Ahora, que porción para atragantarse tendrá el Gobierno de España, que se encontró con la fatalidad de unas elecciones generales en marzo para dejar de gobernar responsablemente durante unos meses. En lo que medió entre las primeras señales y la renovación de Rodríguez Zapatero como jefe del Ejecutivo, uno debe quitarse el sombrero ante el notable ejercicio dialéctico con el que se nos vendió que no pasaba nada. O casi nada. Medio siglo después, el agit pro que las vanguardias del Komintern formularon sigue vivo entre la dirigencia que se manifiesta del PSOE, especialmente la pata negra, antes arribados al partido.

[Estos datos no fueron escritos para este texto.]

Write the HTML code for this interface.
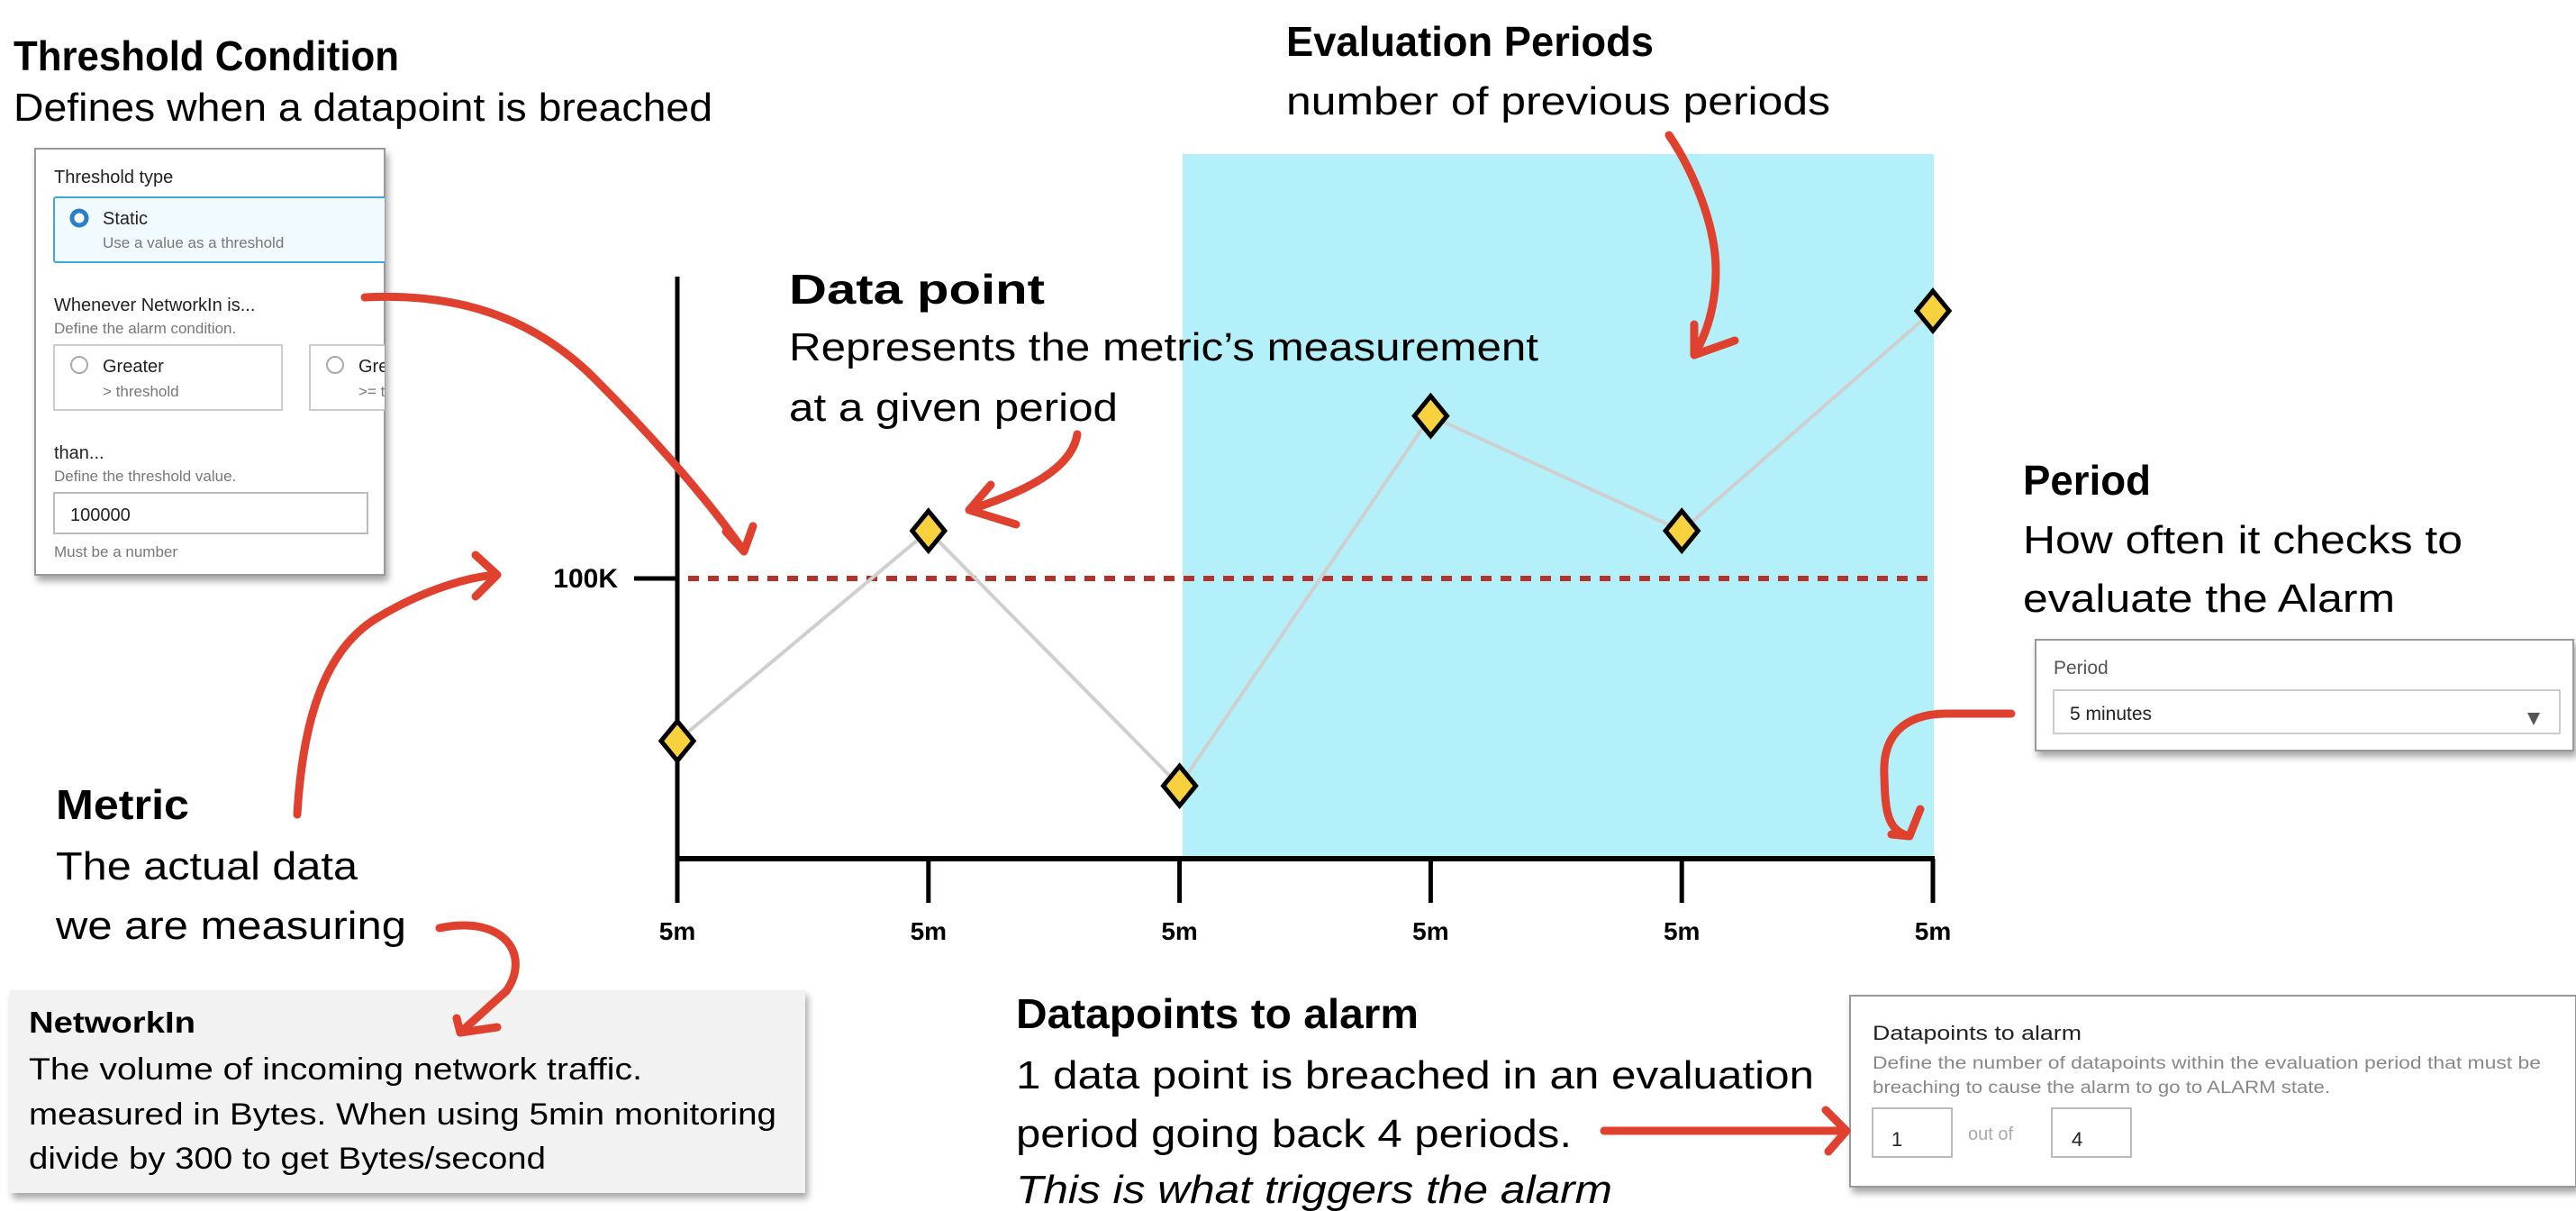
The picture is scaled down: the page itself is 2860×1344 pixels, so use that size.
<!DOCTYPE html>
<html><head><meta charset="utf-8">
<style>
html,body{margin:0;padding:0;background:#fff;}
svg{display:block;}
text{font-family:"Liberation Sans",sans-serif;}
</style></head>
<body>
<svg id="root" width="2860" height="1344" viewBox="0 0 2860 1344" xmlns="http://www.w3.org/2000/svg">
<defs>
<filter id="sh" x="-5%" y="-5%" width="115%" height="120%"><feDropShadow dx="3" dy="6" stdDeviation="4" flood-color="#000" flood-opacity="0.35"/></filter>
<clipPath id="tpclip"><rect x="39" y="160" width="388" height="480"/></clipPath>
<clipPath id="chartclip"><rect x="0" y="0" width="2172" height="1344"/></clipPath>
</defs>

<rect id="evalband" x="1313" y="171" width="834" height="782" fill="#b3f0fa"/>

<g>
<text x="15" y="78" font-size="46" font-weight="bold" textLength="428" lengthAdjust="spacingAndGlyphs">Threshold Condition</text>
<text x="15" y="134" font-size="44" textLength="776" lengthAdjust="spacingAndGlyphs">Defines when a datapoint is breached</text>
</g>

<g>
<rect x="39" y="165" width="388" height="473" fill="#fff" stroke="#999" stroke-width="2" filter="url(#sh)"/>
<g clip-path="url(#tpclip)">
<text x="60" y="203" font-size="20" fill="#222">Threshold type</text>
<rect x="60" y="219" width="380" height="72" fill="#f1fafe" stroke="#3aa8d8" stroke-width="2" rx="2"/>
<circle cx="88" cy="242" r="8" fill="#fff" stroke="#2a7fc9" stroke-width="5"/>
<text x="114" y="249" font-size="20" fill="#222">Static</text>
<text x="114" y="275" font-size="17" fill="#777">Use a value as a threshold</text>
<text x="60" y="345" font-size="20" fill="#222">Whenever NetworkIn is...</text>
<text x="60" y="370" font-size="17" fill="#777">Define the alarm condition.</text>
<rect x="60" y="383" width="253" height="72" fill="#fff" stroke="#ccc" stroke-width="2"/>
<circle cx="88" cy="405" r="9" fill="#fff" stroke="#aaa" stroke-width="2"/>
<text x="114" y="413" font-size="20" fill="#222">Greater</text>
<text x="114" y="440" font-size="17" fill="#777">&gt; threshold</text>
<rect x="344" y="383" width="253" height="72" fill="#fff" stroke="#ccc" stroke-width="2"/>
<circle cx="372" cy="405" r="9" fill="#fff" stroke="#aaa" stroke-width="2"/>
<text x="398" y="413" font-size="20" fill="#222">Greater/Equal</text>
<text x="398" y="440" font-size="17" fill="#777">&gt;= threshold</text>
<text x="60" y="509" font-size="20" fill="#222">than...</text>
<text x="60" y="534" font-size="17" fill="#777">Define the threshold value.</text>
<rect x="60" y="547" width="348" height="45" fill="#fff" stroke="#bbb" stroke-width="2"/>
<text x="78" y="578" font-size="20" fill="#222">100000</text>
<text x="60" y="618" font-size="17" fill="#777">Must be a number</text>
</g>
</g>

<g id="chart" clip-path="url(#chartclip)"></g>

<g>
<text x="876" y="337" font-size="46" font-weight="bold" textLength="284" lengthAdjust="spacingAndGlyphs">Data point</text>
<text x="876" y="400" font-size="44" textLength="832" lengthAdjust="spacingAndGlyphs">Represents the metric’s measurement</text>
<text x="876" y="467" font-size="44" textLength="365" lengthAdjust="spacingAndGlyphs">at a given period</text>
</g>

<g>
<text x="1428" y="62" font-size="46" font-weight="bold" textLength="408" lengthAdjust="spacingAndGlyphs">Evaluation Periods</text>
<text x="1428" y="127" font-size="44" textLength="604" lengthAdjust="spacingAndGlyphs">number of previous periods</text>
</g>

<g>
<text x="2246" y="549" font-size="46" font-weight="bold" textLength="142" lengthAdjust="spacingAndGlyphs">Period</text>
<text x="2246" y="614" font-size="44" textLength="488" lengthAdjust="spacingAndGlyphs">How often it checks to</text>
<text x="2246" y="679" font-size="44" textLength="413" lengthAdjust="spacingAndGlyphs">evaluate the Alarm</text>
</g>
<g>
<rect x="2260" y="710" width="597" height="123" fill="#fff" stroke="#999" stroke-width="2" filter="url(#sh)"/>
<text x="2280" y="748" font-size="21" fill="#555">Period</text>
<rect x="2280" y="766" width="562" height="48" fill="#fff" stroke="#ccc" stroke-width="2"/>
<text x="2298" y="799" font-size="21" fill="#222">5 minutes</text>
<path d="M2806,791 L2820,791 L2813,805 Z" fill="#555"/>
</g>

<g>
<text x="62" y="909" font-size="46" font-weight="bold" textLength="148" lengthAdjust="spacingAndGlyphs">Metric</text>
<text x="62" y="976" font-size="44" textLength="335" lengthAdjust="spacingAndGlyphs">The actual data</text>
<text x="62" y="1042" font-size="44" textLength="389" lengthAdjust="spacingAndGlyphs">we are measuring</text>
</g>
<g>
<rect x="11" y="1099" width="883" height="225" fill="#f2f2f2" filter="url(#sh)"/>
<text x="32" y="1146" font-size="33" font-weight="bold" textLength="185" lengthAdjust="spacingAndGlyphs">NetworkIn</text>
<text x="32" y="1198" font-size="34" textLength="681" lengthAdjust="spacingAndGlyphs">The volume of incoming network traffic.</text>
<text x="32" y="1248" font-size="34" textLength="830" lengthAdjust="spacingAndGlyphs">measured in Bytes. When using 5min monitoring</text>
<text x="32" y="1297" font-size="34" textLength="574" lengthAdjust="spacingAndGlyphs">divide by 300 to get Bytes/second</text>
</g>

<g>
<text x="1128" y="1141" font-size="46" font-weight="bold" textLength="447" lengthAdjust="spacingAndGlyphs">Datapoints to alarm</text>
<text x="1128" y="1208" font-size="44" textLength="886" lengthAdjust="spacingAndGlyphs">1 data point is breached in an evaluation</text>
<text x="1128" y="1273" font-size="44" textLength="617" lengthAdjust="spacingAndGlyphs">period going back 4 periods.</text>
<text x="1128" y="1335" font-size="44" font-style="italic" textLength="662" lengthAdjust="spacingAndGlyphs">This is what triggers the alarm</text>
</g>
<g>
<rect x="2054" y="1105" width="806" height="212" fill="#fff" stroke="#999" stroke-width="2" filter="url(#sh)"/>
<text x="2079" y="1154" font-size="22" fill="#222" textLength="232" lengthAdjust="spacingAndGlyphs">Datapoints to alarm</text>
<text x="2079" y="1186" font-size="19" fill="#888" textLength="742" lengthAdjust="spacingAndGlyphs">Define the number of datapoints within the evaluation period that must be</text>
<text x="2079" y="1213" font-size="19" fill="#888" textLength="508" lengthAdjust="spacingAndGlyphs">breaching to cause the alarm to go to ALARM state.</text>
<rect x="2079" y="1230" width="88" height="54" fill="#fff" stroke="#bbb" stroke-width="2"/>
<text x="2100" y="1272" font-size="22" fill="#222">1</text>
<text x="2185" y="1265" font-size="20" fill="#aaa">out of</text>
<rect x="2278" y="1230" width="88" height="54" fill="#fff" stroke="#bbb" stroke-width="2"/>
<text x="2300" y="1272" font-size="22" fill="#222">4</text>
</g>

<g fill="none" stroke="#e0412e" stroke-width="9" stroke-linecap="round" stroke-linejoin="round">
<path d="M405,330 C520,324 600,360 660,420 C730,490 790,560 826,612 M826,612 L806,590 M826,612 L836,584"/>
<path d="M1196,482 C1190,520 1140,545 1076,566 M1076,566 L1100,538 M1076,566 L1128,582"/>
<path d="M1853,150 C1880,190 1905,250 1905,300 C1905,340 1895,370 1881,394 M1881,394 L1881,360 M1881,394 L1926,378"/>
<path d="M330,904 C336,800 360,720 420,685 C470,655 520,640 552,638 M552,638 L528,616 M552,638 L528,662"/>
<path d="M488,1030 C560,1015 590,1060 562,1100 L511,1146 M511,1146 L507,1130 M511,1146 L552,1140"/>
<path d="M2233,792 L2162,792 C2110,792 2090,820 2092,860 C2093,900 2095,922 2120,928 M2120,928 L2132,898 M2120,928 L2100,926"/>
<path d="M1781,1255 L2050,1255 M2050,1255 L2027,1232 M2050,1255 L2030,1278"/>
</g>

<script>
const categories = ["5m","5m","5m","5m","5m","5m"];
const values = [42, 117, 26, 158, 117, 195.5];
const thresholdValue = 100;
const thresholdLabel = "100K";

const NS = "http://www.w3.org/2000/svg";
const chart = document.getElementById("chart");
const X0 = 752, X1 = 2146, Y0 = 953, Ytop = 307;
function xScale(i){ return X0 + (X1 - X0) * i / (categories.length - 1); }
function yScale(v){ return Y0 - v * 3.11; }
function mk(tag, attrs){ const e = document.createElementNS(NS, tag); for (const k in attrs) e.setAttribute(k, attrs[k]); chart.appendChild(e); return e; }

const tl = mk("line", {x1: X0 + 12, x2: X1, y1: yScale(thresholdValue), y2: yScale(thresholdValue), stroke: "#b3322a", "stroke-width": 6, "stroke-dasharray": "12 10"});


const ya = mk("line", {x1: X0, x2: X0, y1: Ytop, y2: Y0 + 2, stroke: "#000", "stroke-width": 5});


const yt = mk("line", {x1: 704, x2: X0, y1: yScale(thresholdValue), y2: yScale(thresholdValue), stroke: "#000", "stroke-width": 5});


const ylab = mk("text", {x: 686, y: yScale(thresholdValue) + 10, "font-size": 30, "font-weight": "bold", "text-anchor": "end"});
ylab.textContent = thresholdLabel;


const xa = mk("line", {x1: X0 - 2, x2: X1 + 2, y1: Y0, y2: Y0, stroke: "#000", "stroke-width": 6});


categories.forEach((c, i) => {
  const t = mk("line", {x1: xScale(i), x2: xScale(i), y1: Y0, y2: 1002, stroke: "#000", "stroke-width": 5});
  
  
  const l = mk("text", {x: xScale(i), y: 1043, "font-size": 28, "font-weight": "bold", "text-anchor": "middle"});
  l.textContent = c;
  
  
});
const pts = values.map((v, i) => xScale(i) + "," + yScale(v)).join(" ");
const pl = mk("polyline", {points: pts, fill: "none", stroke: "#cfcfcf", "stroke-width": 4});


values.forEach((v, i) => {
  const cx = xScale(i), cy = yScale(v), h = 22;
  const d = mk("path", {d: `M${cx},${cy - h} L${cx + h * 0.82},${cy} L${cx},${cy + h} L${cx - h * 0.82},${cy} Z`, fill: "#f7d13e", stroke: "#000", "stroke-width": 5, "stroke-linejoin": "miter"});
  
  
});
</script>
</svg>
</body></html>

La misma dirigencia que se ha apropiado de la bandera republicana para disfrazarse a conveniencia de socialdemócrata y librepensadora. ¡Ay! si Azaña levantara la cabeza…

En renegar de las señales y en negar la evidencia se nos ha ido buen parte del año. Para cuando el aguacero ya era ciclón, la crisis nacional devino en consecuencia primera y original de la mundial. Bajo el paraguas de las hipotecas subprime, los Hedge funds y el capitalismo globalizado cabe todo. Curiosamente, hasta marzo, el mérito de la no crisis sí que era patrimonio nacional.

Hemos perdido unos meses hermosos, por largos, para remangarnos y pensar qué puede dar cada uno o a qué está dispuesto a renunciar. El Yes, we can de Obama –otro trasunto de la Arcadia de Kennedy habilmente recuperado–, pero con coste y factura individual. Y hemos hecho poco o nada, más allá de ajustar presupuestos –o revisar magnitudes como el ministro Solbes hace semana sí, semana también– y reclamar a la Administración que ponga remedio. Llegados a ésta, los participantes en el partido no cambian de lado: gobierno contra oposición, empresarios contra sindicatos, funcionarios contra el ciudadano prototípico, activos contra parados o jóvenes contra mayores. Y viceversa en todos los casos.

De paso también recuperamos el viejo oxímoron de la mejora de la productividad, la diversificación y la eficiencia, que tanto han predicado –entre los matos de la bahía de El Salado, según parece– lúcidos canarios como José Luis Rivero o José Ángel Rodríguez, aunque el concepto está reñido en el primer mundo con la reducción progresiva de la jornada de trabajo, el incremento de los beneficios sociales y el malentendido de que el beneficio de un negocio es un valor nunca decreciente. Toda una fórmula informulable. ¿Quién levanta primero la mano en este escenario para apuntarse?

Hemos perdido tanto tiempo quedándonos quietos o dudando que hacer que tengo la sensación de que el 2008 sigue entre nosotros, reclamándonos que algo –mucho– había que hacer. Esperando una reacción que finalmente no llegó y que pasara lo que nunca pasó mientras se aparecía 2009. En vano, en eso sigo. Entenderán que este haya sido el año imperfecto que nunca acabó.

[Acotación: siempre quedará la posibilidad de empecinarse en que esto sólo es una gripe pasajera y que con buena cara, buenos alimentos y buen rollo se cura. Esperar a tiempos mejores. Que la lluvia escampe y que florezcan los almendros. Un nuevo ciclo de bonanza para hablar con nostalgia de la crisis que fue y de aquel lejano 2008 que acabó con 10 años de prosperidad inimaginable].